Ian Millhiser from Center for American Progress wants to know if, "The Right Re-embraces Lunatic Legal Arguments from the Past" are we "Doomed to Repeat History?"

Spend a week listening to the right, and you’ll think the founders were all modern-day Tea Partiers. Senator Tom Coburn (R-OK) thinks the Constitution forbids Congress to spend federal money on programs he personally disapproves of. Justice Clarence Thomas thinks that the minimum wage, child labor laws, and the federal ban on whites-only lunch counters all violate the Constitution. And of course, everyone on the right thinks that health reform is unconstitutional.

It’s enough to make you think they’re just making it up as they go along. It clearly can’t be the case that every single law cherished by progressives just happens to be unconstitutional.

Yet the reality is even worse. When the right’s view of the Constitution was ascendant 75 years ago, basic protections such as a restriction on child labor were declared unconstitutional; laws banning discrimination were unthinkable; and Social Security was widely viewed as next in line for the Supreme Court’s chopping block.

America’s right now wants nothing more than to revive this discredited theory of the Constitution. These conservatives are over-reading the Tenth Amendment, a provision of the Constitution that provides Congress’s power is not unlimited. So-called “tenther” conservatives are determined to use their twisted reinterpretation to shrink national leaders’ power to the point where it can be drowned in a bathtub. They must not be allowed to succeed for three reasons:

  • Tentherism is dangerous. Monopolists seized control of entire industries during tentherism’s last period of ascendance. Workers were denied the most basic protections, while management happily invoked the long arm of the law when a labor dispute arose. Worst of all, Congress was powerless against this effort. And the Court swiftly declared congressional action unconstitutional when elected officials took even the most modest steps to protect workers or limit corporate power.
  • Tentherism has no basis in constitutional text or history. Nothing in the Constitution supports tenther arguments. And tenther claims are nothing new. Each of them was raised as early as the Washington administration, and each was rejected by George Washington himself.
  • Tentherism is authoritarian. Health reform, Social Security, and the Civil Rights Act all exist because the people’s representatives said they should exist. The tenthers express goal is to make the Supreme Court strip these elected representatives of power and impose a conservative agenda upon the nation.

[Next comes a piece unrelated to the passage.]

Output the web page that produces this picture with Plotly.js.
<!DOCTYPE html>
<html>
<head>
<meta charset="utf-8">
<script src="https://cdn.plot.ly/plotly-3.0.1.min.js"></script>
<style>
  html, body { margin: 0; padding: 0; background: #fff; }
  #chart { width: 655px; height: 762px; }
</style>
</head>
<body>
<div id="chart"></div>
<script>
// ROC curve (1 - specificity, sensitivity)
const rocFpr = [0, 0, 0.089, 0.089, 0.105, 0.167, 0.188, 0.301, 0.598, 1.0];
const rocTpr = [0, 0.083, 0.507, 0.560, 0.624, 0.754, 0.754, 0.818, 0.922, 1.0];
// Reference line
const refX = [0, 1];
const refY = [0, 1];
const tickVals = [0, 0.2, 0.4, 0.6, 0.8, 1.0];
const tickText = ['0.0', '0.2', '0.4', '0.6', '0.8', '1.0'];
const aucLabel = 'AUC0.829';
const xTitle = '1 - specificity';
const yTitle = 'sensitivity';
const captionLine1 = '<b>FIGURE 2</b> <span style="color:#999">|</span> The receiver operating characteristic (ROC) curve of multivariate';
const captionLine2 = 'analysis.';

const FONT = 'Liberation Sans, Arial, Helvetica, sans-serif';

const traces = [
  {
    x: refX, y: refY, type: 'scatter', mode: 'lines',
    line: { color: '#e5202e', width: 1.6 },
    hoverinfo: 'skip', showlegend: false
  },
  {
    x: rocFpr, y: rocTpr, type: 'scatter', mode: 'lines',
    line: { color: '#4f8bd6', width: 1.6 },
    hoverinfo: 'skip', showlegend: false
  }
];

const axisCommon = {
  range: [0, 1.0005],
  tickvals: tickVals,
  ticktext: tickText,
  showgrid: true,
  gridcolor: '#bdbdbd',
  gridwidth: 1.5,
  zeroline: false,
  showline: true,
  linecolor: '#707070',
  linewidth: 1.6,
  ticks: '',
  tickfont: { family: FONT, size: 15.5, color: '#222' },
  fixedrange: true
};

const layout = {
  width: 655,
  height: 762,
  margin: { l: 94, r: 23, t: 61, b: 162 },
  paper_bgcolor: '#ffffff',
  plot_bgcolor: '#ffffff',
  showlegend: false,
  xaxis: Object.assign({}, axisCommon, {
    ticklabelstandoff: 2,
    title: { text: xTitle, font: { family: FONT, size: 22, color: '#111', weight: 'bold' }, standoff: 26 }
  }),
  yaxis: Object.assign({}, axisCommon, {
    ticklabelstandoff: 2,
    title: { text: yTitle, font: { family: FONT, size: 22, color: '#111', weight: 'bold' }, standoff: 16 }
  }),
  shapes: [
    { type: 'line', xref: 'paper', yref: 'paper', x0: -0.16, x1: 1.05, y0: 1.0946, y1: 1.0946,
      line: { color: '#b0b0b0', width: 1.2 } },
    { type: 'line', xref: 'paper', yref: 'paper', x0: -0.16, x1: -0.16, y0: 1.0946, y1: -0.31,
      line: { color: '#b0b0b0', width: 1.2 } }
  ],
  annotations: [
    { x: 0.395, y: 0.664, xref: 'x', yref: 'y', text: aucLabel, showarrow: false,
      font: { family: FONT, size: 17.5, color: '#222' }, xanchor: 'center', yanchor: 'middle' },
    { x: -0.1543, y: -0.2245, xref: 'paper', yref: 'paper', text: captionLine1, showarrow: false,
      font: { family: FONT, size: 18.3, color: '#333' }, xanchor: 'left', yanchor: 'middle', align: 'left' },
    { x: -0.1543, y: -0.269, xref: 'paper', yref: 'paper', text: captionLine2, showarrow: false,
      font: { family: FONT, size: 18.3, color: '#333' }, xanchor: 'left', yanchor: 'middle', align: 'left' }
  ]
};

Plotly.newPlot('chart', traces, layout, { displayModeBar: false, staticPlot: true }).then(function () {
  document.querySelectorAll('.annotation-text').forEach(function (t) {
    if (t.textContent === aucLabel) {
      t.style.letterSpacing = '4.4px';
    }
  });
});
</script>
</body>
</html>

The right’s quizzical lawsuits challenging health reform are just the tip of the tenther iceberg. If these lawsuits succeed, much of America’s most cherished laws could be next against the wall.

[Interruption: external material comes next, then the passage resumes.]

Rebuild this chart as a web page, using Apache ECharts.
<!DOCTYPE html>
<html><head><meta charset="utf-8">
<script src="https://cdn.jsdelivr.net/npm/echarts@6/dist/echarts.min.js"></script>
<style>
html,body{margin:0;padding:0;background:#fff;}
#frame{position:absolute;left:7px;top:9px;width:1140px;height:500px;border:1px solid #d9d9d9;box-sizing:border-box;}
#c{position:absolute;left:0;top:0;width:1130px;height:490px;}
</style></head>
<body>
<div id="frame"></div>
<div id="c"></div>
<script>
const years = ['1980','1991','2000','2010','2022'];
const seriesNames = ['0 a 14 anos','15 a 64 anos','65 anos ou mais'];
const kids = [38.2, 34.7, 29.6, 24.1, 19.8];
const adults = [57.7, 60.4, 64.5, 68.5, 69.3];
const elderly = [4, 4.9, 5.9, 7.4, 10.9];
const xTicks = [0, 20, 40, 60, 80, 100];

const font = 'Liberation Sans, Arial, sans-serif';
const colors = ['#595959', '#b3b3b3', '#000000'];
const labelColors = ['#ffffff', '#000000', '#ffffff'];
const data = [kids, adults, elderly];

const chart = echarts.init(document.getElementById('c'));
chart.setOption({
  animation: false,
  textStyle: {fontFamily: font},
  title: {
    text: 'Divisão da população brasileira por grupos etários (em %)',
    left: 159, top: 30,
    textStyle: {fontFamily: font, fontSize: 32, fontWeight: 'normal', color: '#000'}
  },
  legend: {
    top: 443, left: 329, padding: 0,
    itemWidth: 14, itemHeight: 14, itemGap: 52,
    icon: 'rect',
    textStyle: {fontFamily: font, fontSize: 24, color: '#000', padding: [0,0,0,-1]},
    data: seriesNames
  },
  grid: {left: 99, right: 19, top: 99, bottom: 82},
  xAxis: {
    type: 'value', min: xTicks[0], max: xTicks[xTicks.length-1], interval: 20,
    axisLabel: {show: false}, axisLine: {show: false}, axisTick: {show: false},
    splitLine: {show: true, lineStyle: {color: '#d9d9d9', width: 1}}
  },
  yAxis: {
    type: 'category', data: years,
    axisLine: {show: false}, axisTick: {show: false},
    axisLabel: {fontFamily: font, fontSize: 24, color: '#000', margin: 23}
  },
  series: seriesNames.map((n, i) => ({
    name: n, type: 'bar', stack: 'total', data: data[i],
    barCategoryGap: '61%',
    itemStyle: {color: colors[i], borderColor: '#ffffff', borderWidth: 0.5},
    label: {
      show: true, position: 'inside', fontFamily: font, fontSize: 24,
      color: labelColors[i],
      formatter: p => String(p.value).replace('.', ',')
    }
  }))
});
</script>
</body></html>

Read the complete article HERE.

These 'fringe' groups are becoming anything but fringe. Rep. Michelle Bachmann (R-MN) just recently chaired the first meeting of the House "Tea Party" Caucus. The group’s goal is to “promote Americans’ call for fiscal responsibility, adherence to the Constitution and limited government.”

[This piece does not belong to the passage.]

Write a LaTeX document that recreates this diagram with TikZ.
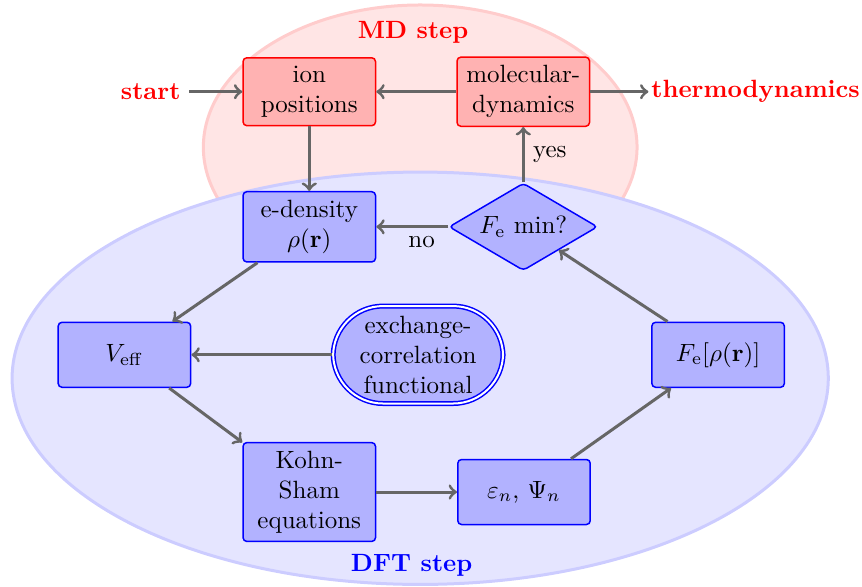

The issue for many Republicans is how closely aligned do they want to be with the Tea Party, when much their agenda is not considered to be part of the mainstream.

Prominent GOP-ers who have joined the Tea Party Caucus so far:

  • GOP Conference Chairman Mike Pence (R-IN)
  • NRCC Chairman Pete Sessions (R-TX)
  • Secretary of the House Republican Conference Rep. John Carter (R-TX)
  • Rep. Pete Hoekstra (R-MI) -- the ranking member on the Select Committee on Intelligence who is also running for governor of Michigan
  • Five other Republican members of the Texas congressional delegation: Joe Barton, Michael Burgess, John Culberson, Louie Gohmert, and Lamar Smith, (R-TX).
Also other GOP members include:
  • Rep. Jerry Moran (R-KS)
  • Rep. Todd Tiahrt (R-KS)

Prominent GOP-ers who have declined invitations so far:

  • Minority Leader John Boehner (R-OH)
  • Minority Whip Eric Cantor (R-VA)
While the followers of these groups believe in their cause, others think that these splinter groups will either doom the country or be the doom of the Republican Party.